Posted by al...@apache.org.
This is an automated email from the ASF dual-hosted git repository.

alexr pushed a commit to branch 1.5.x
in repository https://gitbox.apache.org/repos/asf/mesos.git

commit 0216002744517a6053fd782b6b4dc3d6cf77dd5e
Author: Andrei Budnik <ab...@mesosphere.com>
AuthorDate: Fri Sep 21 14:51:59 2018 +0200

    Fixed broken pipe error in IOSwitchboard.
    
    Previous attempt to fix `HTTP 500` "broken pipe" in review /r/62187/
    was not correct: after IOSwitchboard sends a response to the agent for
    the `ATTACH_CONTAINER_INPUT` call, the socket is closed immediately,
    thus causing the error on the agent. This patch adds a delay after
    IO redirects are finished and before IOSwitchboard forcibly send a
    response.
    
    Review: https://reviews.apache.org/r/68784/
    (cherry picked from commit c3c77cbef818d497d8bd5e67fa72e55a7190e27a)
---
 src/slave/containerizer/mesos/io/switchboard.cpp | 42 +++++++++++++-----------
 1 file changed, 22 insertions(+), 20 deletions(-)

diff --git a/src/slave/containerizer/mesos/io/switchboard.cpp b/src/slave/containerizer/mesos/io/switchboard.cpp
index 91c14b1..df33b0d 100644
--- a/src/slave/containerizer/mesos/io/switchboard.cpp
+++ b/src/slave/containerizer/mesos/io/switchboard.cpp
@@ -1601,16 +1601,9 @@ IOSwitchboardServerProcess::acknowledgeContainerInputResponse()
   if (--numPendingAcknowledgments == 0) {
     // If IO redirects are finished or writing to `stdin` failed we want to
     // terminate ourselves (after flushing any outstanding messages from our
-    // message queue).

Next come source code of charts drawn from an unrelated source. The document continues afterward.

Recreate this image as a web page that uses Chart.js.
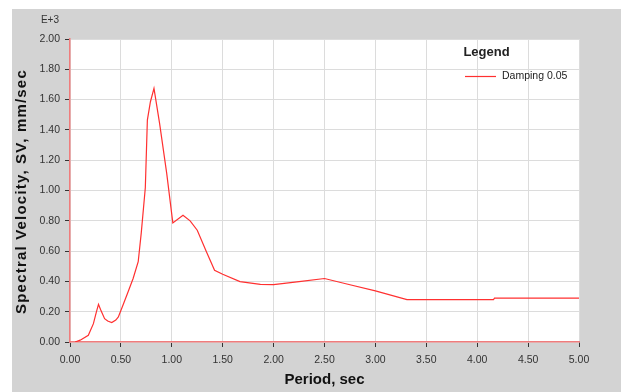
<!DOCTYPE html>
<html>
<head>
<meta charset="utf-8">
<script src="https://cdn.jsdelivr.net/npm/chart.js@4"></script>
<style>
  html, body { margin: 0; padding: 0; background: #fff; }
  #wrap { width: 621px; height: 392px; }
</style>
</head>
<body>
<div id="wrap"><canvas id="spectrum" width="621" height="392"></canvas></div>
<script>
// ==========================================
// 1. Data (period in sec, SV in E+3 mm/sec)
// ==========================================
const periods = [0.05, 0.10, 0.18, 0.23, 0.26, 0.28, 0.30, 0.34, 0.37, 0.41, 0.45, 0.475, 0.52, 0.57,
  0.62, 0.67, 0.70, 0.74, 0.76, 0.79, 0.825, 0.88, 0.95, 1.01, 1.11, 1.18, 1.25, 1.34, 1.42,
  1.50, 1.67, 1.87, 2.00, 2.25, 2.50, 2.75, 3.00, 3.31, 3.63, 4.16, 4.17, 5.00];
const velocity = [0.000, 0.012, 0.044, 0.121, 0.200, 0.249, 0.215, 0.154, 0.138, 0.128, 0.145, 0.165, 0.242, 0.330,
  0.419, 0.530, 0.720, 1.020, 1.465, 1.586, 1.674, 1.443, 1.113, 0.786, 0.837, 0.800, 0.738, 0.595, 0.474,
  0.447, 0.399, 0.381, 0.379, 0.398, 0.419, 0.378, 0.337, 0.280, 0.280, 0.280, 0.289, 0.289];
const xTicks = [0, 0.5, 1, 1.5, 2, 2.5, 3, 3.5, 4, 4.5, 5];
const yTicks = [0, 0.2, 0.4, 0.6, 0.8, 1.0, 1.2, 1.4, 1.6, 1.8, 2.0];
const seriesName = 'Damping 0.05';
const yTitle = 'Spectral Velocity, SV, mm/sec';

const points = periods.map((p, i) => ({ x: p, y: velocity[i] }));

// ==========================================
// 2. Plugins (panel background, y title, E+3, legend box)
// ==========================================
const FONT = '"Liberation Sans", Arial, sans-serif';

const panelPlugin = {
    id: 'panel',
    beforeDraw(chart) {
        const { ctx, chartArea: a } = chart;
        ctx.save();
        ctx.fillStyle = '#ffffff';
        ctx.fillRect(0, 0, chart.width, chart.height);
        ctx.fillStyle = '#d3d3d3';
        ctx.fillRect(12, 9, chart.width - 12, chart.height - 9);
        ctx.fillStyle = '#ffffff';
        ctx.fillRect(a.left, a.top, a.right - a.left, a.bottom - a.top);
        ctx.restore();
    },
    afterDraw(chart) {
        const ctx = chart.ctx;
        const a = chart.chartArea;
        const ds = chart.data.datasets[0];
        ctx.save();

        // y axis title (slightly letter-spaced like the original)
        ctx.translate(22, (a.top + a.bottom) / 2 + 1);
        ctx.rotate(-Math.PI / 2);
        ctx.font = 'bold 15px ' + FONT;
        ctx.letterSpacing = '1.2px';
        ctx.fillStyle = '#111';
        ctx.textAlign = 'center';
        ctx.textBaseline = 'middle';
        ctx.fillText(yTitle, 0, 0);
        ctx.restore();

        ctx.save();
        // exponent label above the y axis
        ctx.fillStyle = '#333';
        ctx.font = '10px ' + FONT;
        ctx.textAlign = 'right';
        ctx.textBaseline = 'middle';
        ctx.fillText('E+3', 59, 20);

        // legend
        ctx.font = 'bold 13px ' + FONT;
        ctx.textAlign = 'center';
        ctx.fillStyle = '#222';
        ctx.fillText('Legend', 486.5, 52);
        ctx.strokeStyle = ds.borderColor;
        ctx.lineWidth = 1.2;
        ctx.beginPath();
        ctx.moveTo(465, 76.5);
        ctx.lineTo(496, 76.5);
        ctx.stroke();
        ctx.font = '10.5px ' + FONT;
        ctx.textAlign = 'left';
        ctx.fillStyle = '#222';
        ctx.fillText(ds.label, 502, 76);
        ctx.restore();
    }
};

// ==========================================
// 3. Chart
// ==========================================
const tickFont = { family: FONT, size: 10.5 };
const titleFont = { family: FONT, size: 15, weight: 'bold' };

new Chart(document.getElementById('spectrum'), {
    type: 'line',
    data: {
        datasets: [{
            label: seriesName,
            data: points,
            borderColor: '#ff3030',
            borderWidth: 1.2,
            pointRadius: 0,
            tension: 0,
            fill: false
        }]
    },
    options: {
        responsive: false,
        animation: false,
        layout: { padding: { left: 0, top: 39, right: 42, bottom: 0 } },
        plugins: { legend: { display: false }, tooltip: { enabled: false } },
        scales: {
            x: {
                type: 'linear',
                min: 0, max: 5,
                afterBuildTicks: s => { s.ticks = xTicks.map(v => ({ value: v })); },
                afterFit: s => { s.height = 50; },
                ticks: { callback: v => Number(v).toFixed(2), font: tickFont, color: '#333', padding: 7, maxRotation: 0 },
                grid: { color: '#dcdcdc', tickColor: '#333', tickLength: 5 },
                border: { color: '#f07c7c', width: 1.5 },
                title: { display: true, text: 'Period, sec', font: titleFont, color: '#111', padding: { top: 0, bottom: 3 } }
            },
            y: {
                type: 'linear',
                min: 0, max: 2,
                afterBuildTicks: s => { s.ticks = yTicks.map(v => ({ value: v })); },
                afterFit: s => { s.width = 70; },
                ticks: { callback: v => Number(v).toFixed(2), font: tickFont, color: '#333', padding: 5 },
                grid: { color: '#dcdcdc', tickColor: '#333', tickLength: 5 },
                border: { color: '#f07c7c', width: 1.5 },
                title: { display: false }
            }
        }
    },
    plugins: [panelPlugin]
});
</script>
</body>
</html>
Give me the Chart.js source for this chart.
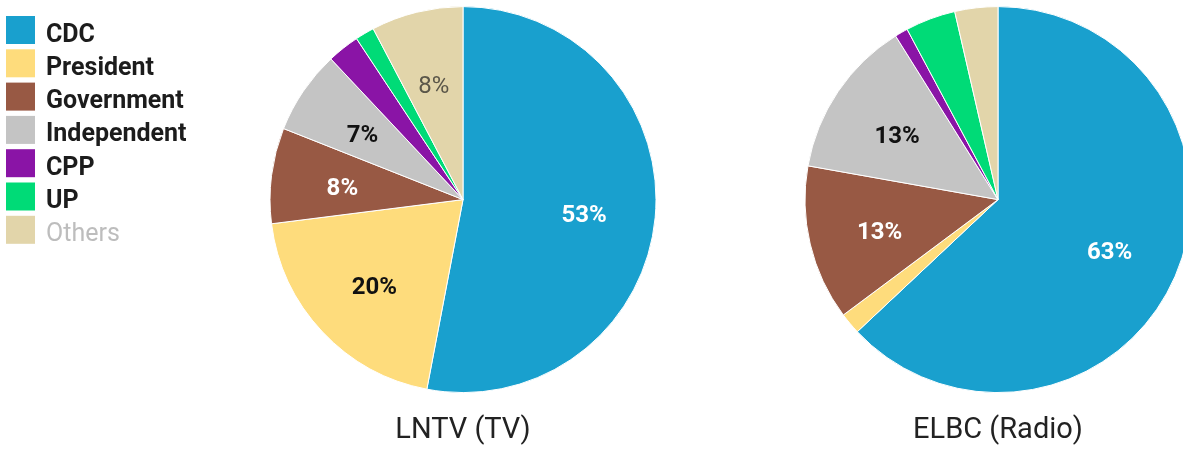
<!DOCTYPE html>
<html>
<head>
<meta charset="utf-8">
<script src="https://cdn.jsdelivr.net/npm/chart.js@4"></script>
<style>
html, body { margin: 0; padding: 0; background: #fff; overflow: hidden; width: 1183px; height: 452px; }
canvas { position: absolute; top: 0; }
#tvChart { left: 0; }
#radioChart { left: 766px; }
</style>
</head>
<body>
<canvas id="tvChart" width="926" height="452"></canvas>
<canvas id="radioChart" width="464" height="452"></canvas>
<script>
// data (share of coverage, %)
const categories = ['CDC', 'President', 'Government', 'Independent', 'CPP', 'UP', 'Others'];
const tvValues = [53, 20, 8, 7, 2.7, 1.6, 7.7];
const radioValues = [63, 1.8, 13, 13.3, 1.1, 4.2, 3.6];
const titles = ['LNTV (TV)', 'ELBC (Radio)'];

const colors = ['#19a0ce', '#fedc7c', '#985944', '#c4c4c4', '#8a14a6', '#00db77', '#e2d5aa'];
const labelColors = ['#ffffff', '#111111', '#ffffff', '#111111', '#ffffff', '#111111', '#5a5649'];

// percentage labels inside the slices (only for the bigger ones)
const sliceLabels = {
    id: 'sliceLabels',
    afterDatasetsDraw(chart) {
        const ctx = chart.ctx;
        const values = chart.data.datasets[0].data;
        const total = values.reduce((a, b) => a + b, 0);
        chart.getDatasetMeta(0).data.forEach((arc, i) => {
            const pct = values[i] / total * 100;
            if (pct < 5) return;
            const p = arc.getProps(['x', 'y', 'startAngle', 'endAngle', 'outerRadius'], true);
            const mid = (p.startAngle + p.endAngle) / 2;
            const r = p.outerRadius * 0.63;
            ctx.save();
            ctx.fillStyle = labelColors[i];
            ctx.font = (i === 6 ? '400' : '700') + ' 24px Roboto';
            ctx.textAlign = 'center';
            ctx.textBaseline = 'middle';
            ctx.fillText(Math.round(pct) + '%', p.x + Math.cos(mid) * r, p.y + Math.sin(mid) * r + 5);
            ctx.restore();
        });
    }
};

// legend column on the left, drawn on the first chart only
const sideLegend = {
    id: 'sideLegend',
    afterDraw(chart) {
        const ctx = chart.ctx;
        categories.forEach((name, i) => {
            const top = 16 + i * 33.3;
            ctx.save();
            ctx.fillStyle = colors[i];
            ctx.fillRect(6, top, 29, 28);
            ctx.fillStyle = i === 6 ? '#bdbdbd' : '#1c1c1c';
            ctx.font = (i === 6 ? '400' : '700') + ' 25px Roboto';
            ctx.textBaseline = 'alphabetic';
            ctx.fillText(name, 46, top + 25.5);
            ctx.restore();
        });
    }
};

function pieChart(ctx, values, title, extra) {
    return new Chart(ctx, {
        type: 'pie',
        data: {
            labels: categories,
            datasets: [{
                data: values,
                backgroundColor: colors,
                borderColor: '#ffffff',
                borderWidth: 1,
                radius: 193
            }]
        },
        options: {
            responsive: false,
            animation: false,
            devicePixelRatio: 1,
            layout: { padding: 0 },
            plugins: {
                legend: { display: false },
                tooltip: { enabled: false },
                title: {
                    display: true,
                    text: title,
                    position: 'bottom',
                    color: '#222222',
                    font: { family: 'Roboto', size: 29, weight: '400', lineHeight: 1.2 },
                    padding: { top: 14, bottom: 4 }
                }
            }
        },
        plugins: [sliceLabels].concat(extra)
    });
}

pieChart(document.getElementById('tvChart'), tvValues, titles[0], [sideLegend]);
pieChart(document.getElementById('radioChart'), radioValues, titles[1], []);
</script>
</body>
</html>
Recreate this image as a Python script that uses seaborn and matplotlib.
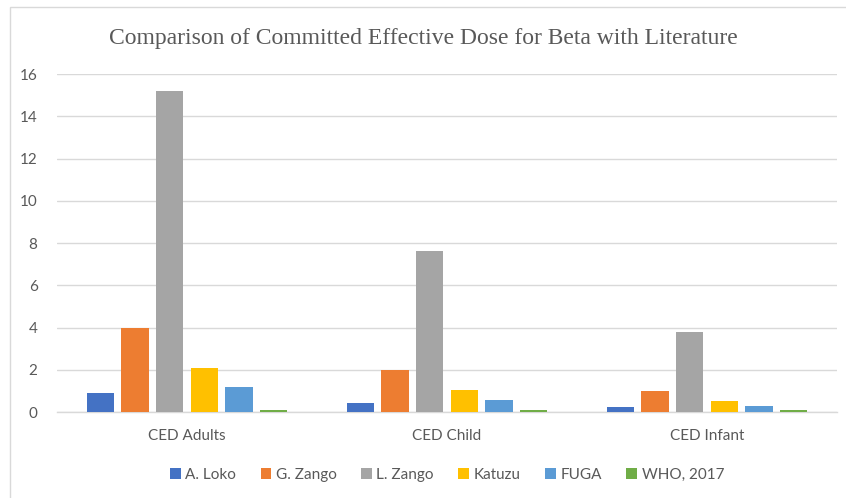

Since IOSwitchboard might receive an acknowledgment for
-    // the `ATTACH_CONTAINER_INPUT` request before reading a final message from
-    // the corresponding connection, we need to delay our termination to give
-    // IOSwitchboard a chance to read the final message. Otherwise, the agent
-    // might get `HTTP 500` "broken pipe" while attempting to write the final
-    // message.
+    // message queue).
     if (!redirectFinished.future().isPending() || failure.isSome()) {
-      after(Seconds(1)).onAny(defer(self(), [=](const Future<Nothing>&) {
-        terminate(self(), false);
-      }));
+      terminate(self(), false);
     }
   }
   return http::OK();
@@ -1732,20 +1725,29 @@ Future<http::Response> IOSwitchboardServerProcess::attachContainerInput(
   // the read loop finishes or IO redirects finish. Once this promise is set,
   // we return a final response to the client.
   //
-  // TODO(abudnik): Ideally, we would have used `process::select()` to capture a
-  // transition into a terminal state for any of `{readLoop, redirectFinished}`.
-  // However, `select()` currently does not capture a future that has failed.
-  // Another alternative would be to allow `promise::associate()` to accept
-  // multiple source futures.
+  // We use `defer(self(), ...)` to use this process as a synchronization point
+  // when changing state of the promise.
   Owned<Promise<http::Response>> promise(new Promise<http::Response>());
 
-  auto setPromise = [promise](const Future<http::Response>& response) {
-    promise->set(response);
-  };
-
-  readLoop.onAny(defer(self(), setPromise));
+  readLoop.onAny(
+      defer(self(), [promise](const Future<http::Response>& response) {
+        promise->set(response);
+      }));
 
-  redirectFinished.future().onAny(defer(self(), setPromise));
+  // Since IOSwitchboard might receive an acknowledgment for the
+  // `ATTACH_CONTAINER_INPUT` request before reading a final message from
+  // the corresponding connection, we need to give IOSwitchboard a chance to
+  // read the final message. Otherwise, the agent might get `HTTP 500`
+  // "broken pipe" while attempting to write the final message.
+  redirectFinished.future().onAny(
+      defer(self(), [=](const Future<http::Response>& response) {
+        // TODO(abudnik): Ideally, we would have used `process::delay()` to
+        // delay a dispatch of the lambda to this process.
+        after(Seconds(1))
+          .onAny(defer(self(), [promise, response](const Future<Nothing>&) {
+            promise->set(response);
+          }));
+      }));
 
   // We explicitly specify the return type to avoid a type deduction
   // issue in some versions of clang. See MESOS-2943.